Planning permission was granted last month for the extensive retrofit of 21 St. Albans Grove into an exemplary new junior school for Thomas’s Day Schools within the De Vere Conservation Area in Kensington, West London.
The design, by award-winning architect, Ackroyd Lowrie introduces sensitive, modern interventions to tie together the two historic buildings, one of which is Victorian, the other mid 20th Century, and revitalise the character of St Albans Grove with improved landscaping and boundary treatments.
Ackroyd Lowrie, highly commended in the 2021 AJ Retrofit Awards, previously achieved planning consent for the conversion of the Royal Academy of Dance in Battersea to form a Secondary School for Thomas’s Day Schools.
The firm’s managing director, Jon Ackroyd comments: “This project has been another opportunity to weave Thomas’s Schools ambitious brief into the fabric of two wonderful historic buildings that sit within a rich urban fabric. The challenge was to provide a modern and safe learning environment, whilst respecting the existing character, and upgrading the fabric to achieve ambitious energy targets.
“The main move was to remove an insensitive extension that links the two historic buildings and introduce a light-filled central atrium that will be the heart of the school, including a new stair and lift to completely change the way the buildings are navigated. This atrium will also provide a new main entrance, and act as a welcoming, public face to the school.
“The boundaries are also upgraded with extensive landscaping, and imaginative play spaces provide a range of different play atmospheres. We are extremely pleased with the positive outcome of this application and that our vision for this landmark school in such a prestigious neighbourhood is shared by the local authority.”
Ackroyd Lowrie’s approved design will provide an exceptional, five storey school comprising 23 teaching classrooms for pupils from reception to year 6, sound proofed music rooms, libraries, dining halls, assembly hall, reception, head’s office, meeting/administration rooms, flexible community spaces and a planted biodiversity roof garden.

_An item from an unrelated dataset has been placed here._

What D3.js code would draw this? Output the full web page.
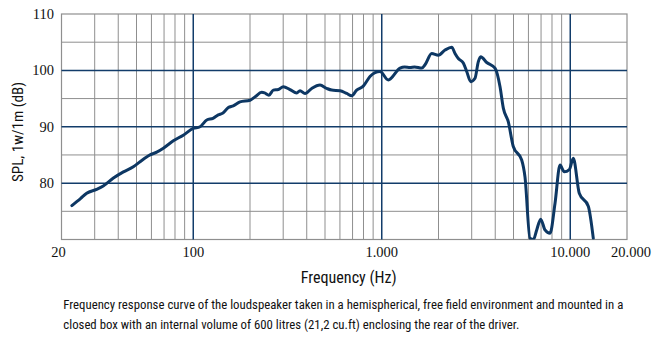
<!DOCTYPE html>
<html>
<head>
<meta charset="utf-8">
<script src="https://cdn.jsdelivr.net/npm/d3@7/dist/d3.min.js"></script>
<style>
  html, body { margin: 0; padding: 0; background: #fff; }
  svg { display: block; }
</style>
</head>
<body>
<svg id="chart" width="666" height="344"></svg>
<script>
// ---- data ----
const freqHz = [22.7, 25.3, 27.2, 30.7, 33.3, 37.7, 42.6, 48.1, 52.2, 59.0, 64.0, 69.4, 78.4, 88.5,
  100, 108.6, 117.9, 127.3, 135.8, 143, 153.5, 163, 177, 200, 212.6, 230.7, 239, 252, 265.9, 282.6,
  300.4, 326, 354, 368.5, 391.6, 425, 470.4, 510.6, 542.6, 600.6, 652, 693, 736, 798, 866, 920.6, 979,
  1083, 1250, 1322, 1412, 1494, 1630, 1696, 1841, 1996, 2166, 2350, 2447, 2548, 2708, 2823, 2965,
  3124, 3251, 3349, 3604, 3989, 4241, 4415, 4690, 4986, 5525, 5752, 6115, 6383, 6638, 6970, 7345,
  7809, 8300, 8824, 9299, 9886, 10379, 11164, 12465, 13251];
const splDb = [76.0, 77.3, 78.2, 78.9, 79.5, 80.9, 82.0, 82.9, 83.8, 85.0, 85.5, 86.2, 87.5, 88.5,
  89.7, 90.0, 91.2, 91.5, 92.1, 92.4, 93.4, 93.7, 94.4, 94.7, 95.3, 96.1, 96.0, 95.6, 96.5, 96.6,
  97.1, 96.6, 96.0, 96.4, 95.9, 96.8, 97.4, 96.8, 96.5, 96.4, 95.9, 95.5, 96.5, 97.2, 98.9, 99.6, 99.8,
  98.3, 100.4, 100.6, 100.5, 100.6, 100.4, 101.0, 103.0, 102.7, 103.6, 104.1, 103.0, 102.1, 101.3, 99.8, 98.0,
  98.6, 101.5, 102.4, 101.4, 100.4, 97.1, 93.3, 90.9, 86.5, 84.1, 81.1, 70.2, 70.0, 71.7, 73.6, 71.7,
  71.1, 76.4, 83.2, 82.0, 82.4, 84.4, 78.2, 75.9, 70.2];

const xTickValues = [20, 100, 1000, 10000, 20000];
const xTickLabels = ["20", "100", "1.000", "10.000", "20.000"];
const yTickValues = [80, 90, 100, 110];
const yTickLabels = ["80", "90", "100", "110"];
const minorFreqs = [30, 40, 50, 60, 70, 80, 90, 200, 300, 400, 500, 600, 700, 800, 900,
  2000, 3000, 4000, 5000, 6000, 7000, 8000, 9000];
const majorFreqs = [100, 1000, 10000];
const minorDb = [75, 85, 95, 105];
const majorDb = [80, 90, 100];

const xTitle = "Frequency (Hz)";
const yTitle = "SPL, 1w/1m (dB)";
const caption = [
  "Frequency response curve of the loudspeaker taken in a hemispherical, free field environment and mounted in a",
  "closed box with an internal volume of 600 litres (21,2 cu.ft) enclosing the rear of the driver."
];

// ---- layout ----
const L = 61.5, R = 627, T = 14, B = 239.5;
const NAVY = "#123c6a", CURVE = "#0d3763", GRAY = "#8f8f8f";
const svg = d3.select("#chart");

const x = d3.scaleLog().domain([20, 20000]).range([L, R]);
const y = d3.scaleLinear().domain([70, 110]).range([B, T]);

const g = svg.append("g");

// grid: gray
g.selectAll("line.vmin").data(minorFreqs).enter().append("line")
  .attr("x1", d => x(d)).attr("x2", d => x(d)).attr("y1", T).attr("y2", B)
  .attr("stroke", GRAY).attr("stroke-width", 1);
g.selectAll("line.hmin").data(minorDb).enter().append("line")
  .attr("x1", L).attr("x2", R).attr("y1", d => y(d)).attr("y2", d => y(d))
  .attr("stroke", GRAY).attr("stroke-width", 1);
// border
g.append("rect").attr("x", L).attr("y", T).attr("width", R - L).attr("height", B - T)
  .attr("fill", "none").attr("stroke", GRAY).attr("stroke-width", 1.2);
// grid: navy
g.selectAll("line.vmaj").data(majorFreqs).enter().append("line")
  .attr("x1", d => x(d)).attr("x2", d => x(d)).attr("y1", T).attr("y2", B)
  .attr("stroke", NAVY).attr("stroke-width", 1.5);
g.selectAll("line.hmaj").data(majorDb).enter().append("line")
  .attr("x1", L).attr("x2", R).attr("y1", d => y(d)).attr("y2", d => y(d))
  .attr("stroke", NAVY).attr("stroke-width", 1.5);

// curve
svg.append("clipPath").attr("id", "clip").append("rect")
  .attr("x", L).attr("y", T - 5).attr("width", R - L).attr("height", B - T + 5);
const pts = freqHz.map((f, i) => [f, splDb[i]]);
const line = d3.line().x(d => x(d[0])).y(d => y(d[1])).curve(d3.curveMonotoneX);
svg.append("path").datum(pts).attr("d", line).attr("clip-path", "url(#clip)")
  .attr("fill", "none").attr("stroke", CURVE).attr("stroke-width", 3)
  .attr("stroke-linejoin", "round").attr("stroke-linecap", "round");

// tick labels
const SERIF = "'Liberation Serif', 'DejaVu Serif', serif";
svg.selectAll("text.xt").data(xTickValues).enter().append("text")
  .attr("x", (d, i) => x(d) + (i === 0 ? -3 : (i === 4 ? 4 : 0)))
  .attr("y", 257)
  .attr("text-anchor", "middle").attr("font-family", SERIF).attr("font-size", 14.5)
  .attr("fill", "#111").text((d, i) => xTickLabels[i]);
svg.selectAll("text.yt").data(yTickValues).enter().append("text")
  .attr("x", 54).attr("y", d => y(d) + 5)
  .attr("text-anchor", "end").attr("font-family", SERIF).attr("font-size", 14.5)
  .attr("fill", "#111").text((d, i) => yTickLabels[i]);

// condensed sans texts
const SANS = "'Liberation Sans Narrow', 'Roboto Condensed', 'DejaVu Sans Condensed', 'Liberation Sans', sans-serif";
function fitText(sel, w) {
  sel.attr("textLength", w).attr("lengthAdjust", "spacingAndGlyphs");
}
fitText(svg.append("text").attr("x", 300.7).attr("y", 282.5)
  .attr("font-family", SANS).attr("font-size", 16.5).attr("fill", "#111").text(xTitle), 96);

fitText(svg.append("text").attr("transform", "translate(23,182) rotate(-90)")
  .attr("x", 0).attr("y", 0)
  .attr("font-family", SANS).attr("font-size", 14.5).attr("fill", "#111").text(yTitle), 100);

const capW = [560, 456];
caption.forEach((c, i) => {
  fitText(svg.append("text").attr("x", 63.3).attr("y", 309 + i * 20)
    .attr("font-family", SANS).attr("font-size", 13.5).attr("fill", "#111").text(c), capW[i]);
});
</script>
</body>
</html>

Extensive consideration was given to landscaping to fulfil three criteria: minimising acoustic impact; creating privacy and safety; and improving the visual quality of Atlantic House’s front façade. A woodland-style quiet learning garden has been positioned nearest the neighbouring residential properties, while acoustic walls have been specified to surround free play/sports areas.
On the façade facing St Albans Grove, a low brick plinth wall with natural stone coping will be built to delineate the school boundary and create a sense of security. It will also feature decorative railing incorporating the Thomas’s Day School logo to remain sympathetic with neighbouring properties. Existing listed trees are retained alongside the new roof garden, resulting in a biodiversity net gain of 21.73% over the current habitat value.
Jon concludes: “Our overall approach follows passive design principles and seeks to refurb the majority (93%) of Atlantic House’s existing area and retain its shell and part of the frame. This includes upgrading the thermal fabric to above Building Regulation standards, which will significantly reduce associated heat losses from an old building and provide internal temperature control. Renewable energy technology including photovoltaic panels and air source heat pumps will ensure maximum energy efficiency, flow restrictors on taps and dual flush toilets will reduce water consumption, and rainwater collection butts are specified for landscape irrigation. Finally, materials have been specified for a long lifespan and future adaptability.”
Ackroyd Lowrie has worked in partnership with property design and development firm, Finchatton; planning consultant, Savills and project managers, Silver to achieve planning consent.
Andrew Dunn, co founder of Finchatton said: “We are so thrilled to be expanding into the educational sector with the Thomas’s project. The new building has been designed to create a best in class environment for learning today as well as to be sensitive to the local community and its neighbours.”
Nick de Lotbiniere, head of London planning, Savills added: “Savills are delighted to have acted as agents for the planning application for the new Junior school on behalf of Thomas’s School. The permission will see the repurposing and reuse of Atlantic House which has been vacant for a long period. The consent will also ensure that the school will continue to serve the Borough’s residents and provide excellent education for pupils in a new and enhanced facility, through a well-designed scheme.”
Ashley Coull, associate director for project management consultant, Silver spoke about the client and team ethos: “It has been a privilege to be one of the partners in this flagship project for Thomas’s, working in collaboration with Thomas’s and the professional team committed to creating an engaging and inspiring school environment. We are looking forward to restoring these beautiful heritage buildings for future generations to enjoy, learn and grow.”
Work on Atlantic House is expected to begin later this year with the aim for staff and students to move in for the 2024/25 academic year.